- _Dataset content_

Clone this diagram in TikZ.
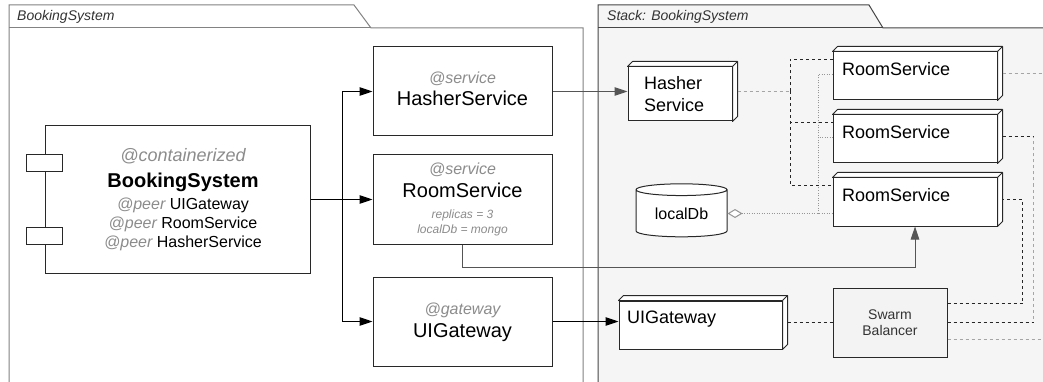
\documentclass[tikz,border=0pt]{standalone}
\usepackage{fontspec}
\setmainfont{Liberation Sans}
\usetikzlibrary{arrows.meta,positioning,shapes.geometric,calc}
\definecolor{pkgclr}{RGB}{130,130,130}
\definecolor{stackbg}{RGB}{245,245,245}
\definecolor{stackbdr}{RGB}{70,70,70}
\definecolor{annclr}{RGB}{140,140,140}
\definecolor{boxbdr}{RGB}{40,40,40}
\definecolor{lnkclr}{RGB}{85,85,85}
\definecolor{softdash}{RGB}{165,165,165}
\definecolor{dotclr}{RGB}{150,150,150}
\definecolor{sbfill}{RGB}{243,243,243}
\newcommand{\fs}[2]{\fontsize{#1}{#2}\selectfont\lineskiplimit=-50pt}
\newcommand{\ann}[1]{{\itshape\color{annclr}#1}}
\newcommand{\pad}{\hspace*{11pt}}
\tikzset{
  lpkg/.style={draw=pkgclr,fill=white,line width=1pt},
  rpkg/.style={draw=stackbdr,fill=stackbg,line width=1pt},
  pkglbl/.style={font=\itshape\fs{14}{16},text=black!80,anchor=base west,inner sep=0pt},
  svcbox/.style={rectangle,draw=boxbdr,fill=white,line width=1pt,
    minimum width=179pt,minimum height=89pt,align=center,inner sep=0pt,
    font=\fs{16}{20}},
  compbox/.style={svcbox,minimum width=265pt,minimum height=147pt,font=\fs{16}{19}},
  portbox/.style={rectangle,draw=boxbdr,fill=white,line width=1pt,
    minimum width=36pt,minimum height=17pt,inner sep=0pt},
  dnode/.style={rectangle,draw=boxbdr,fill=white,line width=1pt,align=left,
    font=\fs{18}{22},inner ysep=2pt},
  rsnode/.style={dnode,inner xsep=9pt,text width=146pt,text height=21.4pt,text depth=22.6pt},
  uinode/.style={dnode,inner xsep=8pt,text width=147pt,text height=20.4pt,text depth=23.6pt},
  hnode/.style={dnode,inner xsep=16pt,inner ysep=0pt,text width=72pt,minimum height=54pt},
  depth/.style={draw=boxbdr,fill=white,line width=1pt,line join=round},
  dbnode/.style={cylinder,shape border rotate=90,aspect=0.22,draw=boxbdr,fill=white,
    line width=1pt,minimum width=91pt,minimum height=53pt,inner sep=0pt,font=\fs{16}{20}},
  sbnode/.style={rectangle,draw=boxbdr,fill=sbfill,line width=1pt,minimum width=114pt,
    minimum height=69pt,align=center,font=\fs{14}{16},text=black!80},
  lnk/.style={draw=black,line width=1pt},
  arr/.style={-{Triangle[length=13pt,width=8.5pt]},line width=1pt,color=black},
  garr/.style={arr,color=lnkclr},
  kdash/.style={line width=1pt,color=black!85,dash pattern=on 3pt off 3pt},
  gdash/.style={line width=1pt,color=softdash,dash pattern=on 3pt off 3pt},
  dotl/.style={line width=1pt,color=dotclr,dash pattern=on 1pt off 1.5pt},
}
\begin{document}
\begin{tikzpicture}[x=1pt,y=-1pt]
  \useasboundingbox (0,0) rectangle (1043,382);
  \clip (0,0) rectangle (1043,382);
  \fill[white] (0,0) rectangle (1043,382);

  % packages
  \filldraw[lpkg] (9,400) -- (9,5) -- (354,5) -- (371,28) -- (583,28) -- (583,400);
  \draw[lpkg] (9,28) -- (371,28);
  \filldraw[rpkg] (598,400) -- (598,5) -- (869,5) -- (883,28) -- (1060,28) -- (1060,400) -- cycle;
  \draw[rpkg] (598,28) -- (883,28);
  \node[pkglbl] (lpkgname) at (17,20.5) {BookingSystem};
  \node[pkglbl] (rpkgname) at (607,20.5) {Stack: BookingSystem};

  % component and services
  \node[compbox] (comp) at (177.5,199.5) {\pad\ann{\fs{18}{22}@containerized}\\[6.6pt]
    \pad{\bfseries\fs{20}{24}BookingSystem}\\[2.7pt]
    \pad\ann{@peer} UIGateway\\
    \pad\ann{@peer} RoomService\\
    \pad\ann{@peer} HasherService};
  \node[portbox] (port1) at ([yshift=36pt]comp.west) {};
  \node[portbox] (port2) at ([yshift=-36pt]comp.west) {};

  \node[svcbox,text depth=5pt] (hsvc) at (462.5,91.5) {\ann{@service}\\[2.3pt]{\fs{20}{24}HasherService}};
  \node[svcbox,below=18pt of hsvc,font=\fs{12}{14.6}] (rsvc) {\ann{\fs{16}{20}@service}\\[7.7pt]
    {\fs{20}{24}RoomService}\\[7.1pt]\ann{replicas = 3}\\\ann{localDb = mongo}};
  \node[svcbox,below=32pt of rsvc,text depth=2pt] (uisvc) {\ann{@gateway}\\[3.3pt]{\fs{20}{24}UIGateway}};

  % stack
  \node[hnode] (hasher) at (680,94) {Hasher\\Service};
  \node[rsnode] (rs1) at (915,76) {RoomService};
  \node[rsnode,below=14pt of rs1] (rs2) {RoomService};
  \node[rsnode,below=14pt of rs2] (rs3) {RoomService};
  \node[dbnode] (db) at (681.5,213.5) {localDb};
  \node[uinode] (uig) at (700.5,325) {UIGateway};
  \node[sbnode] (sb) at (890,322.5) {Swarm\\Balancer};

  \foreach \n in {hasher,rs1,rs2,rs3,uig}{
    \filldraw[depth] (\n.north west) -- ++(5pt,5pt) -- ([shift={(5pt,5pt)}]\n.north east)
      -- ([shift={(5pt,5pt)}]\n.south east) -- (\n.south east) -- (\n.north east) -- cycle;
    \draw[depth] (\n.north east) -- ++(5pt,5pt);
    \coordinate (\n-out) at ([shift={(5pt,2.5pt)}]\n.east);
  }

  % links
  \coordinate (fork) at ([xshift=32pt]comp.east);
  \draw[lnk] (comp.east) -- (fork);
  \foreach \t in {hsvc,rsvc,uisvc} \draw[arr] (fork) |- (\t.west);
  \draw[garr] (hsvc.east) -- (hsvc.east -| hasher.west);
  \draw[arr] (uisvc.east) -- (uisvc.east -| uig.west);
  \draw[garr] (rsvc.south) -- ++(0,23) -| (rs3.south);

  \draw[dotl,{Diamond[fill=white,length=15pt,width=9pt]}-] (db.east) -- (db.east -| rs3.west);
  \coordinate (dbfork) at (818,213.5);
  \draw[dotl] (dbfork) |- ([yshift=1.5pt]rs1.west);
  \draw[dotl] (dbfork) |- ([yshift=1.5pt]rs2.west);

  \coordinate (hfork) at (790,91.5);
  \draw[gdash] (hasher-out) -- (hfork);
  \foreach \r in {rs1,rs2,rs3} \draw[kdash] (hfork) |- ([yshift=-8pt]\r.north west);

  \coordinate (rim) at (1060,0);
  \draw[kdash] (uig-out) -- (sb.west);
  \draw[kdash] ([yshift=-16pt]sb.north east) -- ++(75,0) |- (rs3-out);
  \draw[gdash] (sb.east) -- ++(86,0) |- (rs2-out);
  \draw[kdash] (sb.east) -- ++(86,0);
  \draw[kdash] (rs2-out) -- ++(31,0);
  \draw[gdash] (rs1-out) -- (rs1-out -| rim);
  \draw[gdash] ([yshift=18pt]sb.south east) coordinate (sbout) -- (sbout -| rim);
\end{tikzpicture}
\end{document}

- _What is asked_
Go through the data above and transcribe it in full, omitting any image.

- _Answer to this exercise_
Clone this diagram in TikZ.
\documentclass[tikz,border=0pt]{standalone}
\usepackage{fontspec}
\setmainfont{Liberation Sans}
\usetikzlibrary{arrows.meta,positioning,shapes.geometric,calc}
\definecolor{pkgclr}{RGB}{130,130,130}
\definecolor{stackbg}{RGB}{245,245,245}
\definecolor{stackbdr}{RGB}{70,70,70}
\definecolor{annclr}{RGB}{140,140,140}
\definecolor{boxbdr}{RGB}{40,40,40}
\definecolor{lnkclr}{RGB}{85,85,85}
\definecolor{softdash}{RGB}{165,165,165}
\definecolor{dotclr}{RGB}{150,150,150}
\definecolor{sbfill}{RGB}{243,243,243}
\newcommand{\fs}[2]{\fontsize{#1}{#2}\selectfont\lineskiplimit=-50pt}
\newcommand{\ann}[1]{{\itshape\color{annclr}#1}}
\newcommand{\pad}{\hspace*{11pt}}
\tikzset{
  lpkg/.style={draw=pkgclr,fill=white,line width=1pt},
  rpkg/.style={draw=stackbdr,fill=stackbg,line width=1pt},
  pkglbl/.style={font=\itshape\fs{14}{16},text=black!80,anchor=base west,inner sep=0pt},
  svcbox/.style={rectangle,draw=boxbdr,fill=white,line width=1pt,
    minimum width=179pt,minimum height=89pt,align=center,inner sep=0pt,
    font=\fs{16}{20}},
  compbox/.style={svcbox,minimum width=265pt,minimum height=147pt,font=\fs{16}{19}},
  portbox/.style={rectangle,draw=boxbdr,fill=white,line width=1pt,
    minimum width=36pt,minimum height=17pt,inner sep=0pt},
  dnode/.style={rectangle,draw=boxbdr,fill=white,line width=1pt,align=left,
    font=\fs{18}{22},inner ysep=2pt},
  rsnode/.style={dnode,inner xsep=9pt,text width=146pt,text height=21.4pt,text depth=22.6pt},
  uinode/.style={dnode,inner xsep=8pt,text width=147pt,text height=20.4pt,text depth=23.6pt},
  hnode/.style={dnode,inner xsep=16pt,inner ysep=0pt,text width=72pt,minimum height=54pt},
  depth/.style={draw=boxbdr,fill=white,line width=1pt,line join=round},
  dbnode/.style={cylinder,shape border rotate=90,aspect=0.22,draw=boxbdr,fill=white,
    line width=1pt,minimum width=91pt,minimum height=53pt,inner sep=0pt,font=\fs{16}{20}},
  sbnode/.style={rectangle,draw=boxbdr,fill=sbfill,line width=1pt,minimum width=114pt,
    minimum height=69pt,align=center,font=\fs{14}{16},text=black!80},
  lnk/.style={draw=black,line width=1pt},
  arr/.style={-{Triangle[length=13pt,width=8.5pt]},line width=1pt,color=black},
  garr/.style={arr,color=lnkclr},
  kdash/.style={line width=1pt,color=black!85,dash pattern=on 3pt off 3pt},
  gdash/.style={line width=1pt,color=softdash,dash pattern=on 3pt off 3pt},
  dotl/.style={line width=1pt,color=dotclr,dash pattern=on 1pt off 1.5pt},
}
\begin{document}
\begin{tikzpicture}[x=1pt,y=-1pt]
  \useasboundingbox (0,0) rectangle (1043,382);
  \clip (0,0) rectangle (1043,382);
  \fill[white] (0,0) rectangle (1043,382);

  % packages
  \filldraw[lpkg] (9,400) -- (9,5) -- (354,5) -- (371,28) -- (583,28) -- (583,400);
  \draw[lpkg] (9,28) -- (371,28);
  \filldraw[rpkg] (598,400) -- (598,5) -- (869,5) -- (883,28) -- (1060,28) -- (1060,400) -- cycle;
  \draw[rpkg] (598,28) -- (883,28);
  \node[pkglbl] (lpkgname) at (17,20.5) {BookingSystem};
  \node[pkglbl] (rpkgname) at (607,20.5) {Stack: BookingSystem};

  % component and services
  \node[compbox] (comp) at (177.5,199.5) {\pad\ann{\fs{18}{22}@containerized}\\[6.6pt]
    \pad{\bfseries\fs{20}{24}BookingSystem}\\[2.7pt]
    \pad\ann{@peer} UIGateway\\
    \pad\ann{@peer} RoomService\\
    \pad\ann{@peer} HasherService};
  \node[portbox] (port1) at ([yshift=36pt]comp.west) {};
  \node[portbox] (port2) at ([yshift=-36pt]comp.west) {};

  \node[svcbox,text depth=5pt] (hsvc) at (462.5,91.5) {\ann{@service}\\[2.3pt]{\fs{20}{24}HasherService}};
  \node[svcbox,below=18pt of hsvc,font=\fs{12}{14.6}] (rsvc) {\ann{\fs{16}{20}@service}\\[7.7pt]
    {\fs{20}{24}RoomService}\\[7.1pt]\ann{replicas = 3}\\\ann{localDb = mongo}};
  \node[svcbox,below=32pt of rsvc,text depth=2pt] (uisvc) {\ann{@gateway}\\[3.3pt]{\fs{20}{24}UIGateway}};

  % stack
  \node[hnode] (hasher) at (680,94) {Hasher\\Service};
  \node[rsnode] (rs1) at (915,76) {RoomService};
  \node[rsnode,below=14pt of rs1] (rs2) {RoomService};
  \node[rsnode,below=14pt of rs2] (rs3) {RoomService};
  \node[dbnode] (db) at (681.5,213.5) {localDb};
  \node[uinode] (uig) at (700.5,325) {UIGateway};
  \node[sbnode] (sb) at (890,322.5) {Swarm\\Balancer};

  \foreach \n in {hasher,rs1,rs2,rs3,uig}{
    \filldraw[depth] (\n.north west) -- ++(5pt,5pt) -- ([shift={(5pt,5pt)}]\n.north east)
      -- ([shift={(5pt,5pt)}]\n.south east) -- (\n.south east) -- (\n.north east) -- cycle;
    \draw[depth] (\n.north east) -- ++(5pt,5pt);
    \coordinate (\n-out) at ([shift={(5pt,2.5pt)}]\n.east);
  }

  % links
  \coordinate (fork) at ([xshift=32pt]comp.east);
  \draw[lnk] (comp.east) -- (fork);
  \foreach \t in {hsvc,rsvc,uisvc} \draw[arr] (fork) |- (\t.west);
  \draw[garr] (hsvc.east) -- (hsvc.east -| hasher.west);
  \draw[arr] (uisvc.east) -- (uisvc.east -| uig.west);
  \draw[garr] (rsvc.south) -- ++(0,23) -| (rs3.south);

  \draw[dotl,{Diamond[fill=white,length=15pt,width=9pt]}-] (db.east) -- (db.east -| rs3.west);
  \coordinate (dbfork) at (818,213.5);
  \draw[dotl] (dbfork) |- ([yshift=1.5pt]rs1.west);
  \draw[dotl] (dbfork) |- ([yshift=1.5pt]rs2.west);

  \coordinate (hfork) at (790,91.5);
  \draw[gdash] (hasher-out) -- (hfork);
  \foreach \r in {rs1,rs2,rs3} \draw[kdash] (hfork) |- ([yshift=-8pt]\r.north west);

  \coordinate (rim) at (1060,0);
  \draw[kdash] (uig-out) -- (sb.west);
  \draw[kdash] ([yshift=-16pt]sb.north east) -- ++(75,0) |- (rs3-out);
  \draw[gdash] (sb.east) -- ++(86,0) |- (rs2-out);
  \draw[kdash] (sb.east) -- ++(86,0);
  \draw[kdash] (rs2-out) -- ++(31,0);
  \draw[gdash] (rs1-out) -- (rs1-out -| rim);
  \draw[gdash] ([yshift=18pt]sb.south east) coordinate (sbout) -- (sbout -| rim);
\end{tikzpicture}
\end{document}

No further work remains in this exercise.